Notably undetermined is what the “strict legal liability” of breaking a rule will be, said Chris Isaacson, chief operating officer of BATS Global Markets, which also operates two exchanges.

To get the industry to just focus on resolving issues before they happen and as soon as an unexpected failure occurs, the SEC should follow the lead of the Federal Aviation Authority, suggests James J. Angel, an associate professor at Georgetown University and frequent commenter on SEC proposals.

The SEC should “basically have a safe harbor for any self-reported SCI issues,” he said. “We need to change the culture of the SEC from a gotcha agency that sort of measures its progress by the level of fines it imposes and move toward one of a preventative agency.”

Improving the flow of information “is one thing,” Angel said. But complicated systems are not perfect. “We need to accept the fact that IT happens.”

Reg SCI “is not supposed to be a gotcha rule,” said James R. Burns, deputy director of the SEC’s Division of Trading and Markets, at SIFMA’s operations conference in Boca Raton, Fla., at the end of April. “It’s supposed to be a rule that sets out baselines that are standards that, in the main, have been working at the SROs for a long time and bring” ATSs and the two data processors “up to that level.”

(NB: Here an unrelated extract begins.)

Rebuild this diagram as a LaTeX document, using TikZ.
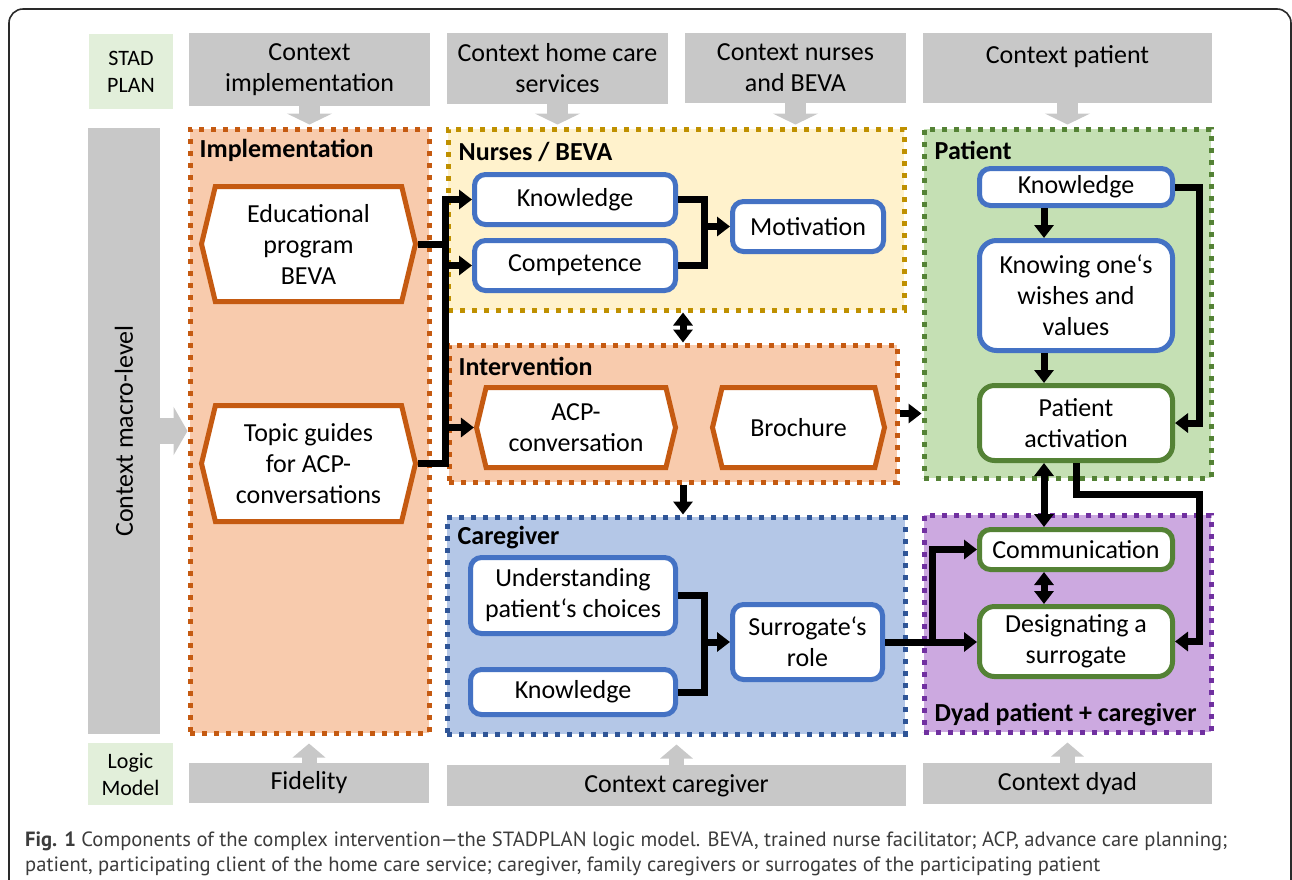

Morgan Stanley, which operates an anonymous trading venue called MS Pool, is “taking a step back to make sure we understand every system that this would identify,” said executive director Denise Garrett, who shared the stage with Burns.

But by now, exchanges should have gotten pretty used to meeting the SEC’s expectations for creating and maintaining reliable systems through the existing Automation Review Policy, said Joseph Mecane, executive vice president and head of U.S. equities at NYSE Euronext. Even that can get ugly.

“While it’s not really a law right now, your life is going to be pretty miserable if you don’t comply with ARP,” Mecane said, at the annual meeting of the Security Traders Association of New York. “Now SCI really ups the game on that.”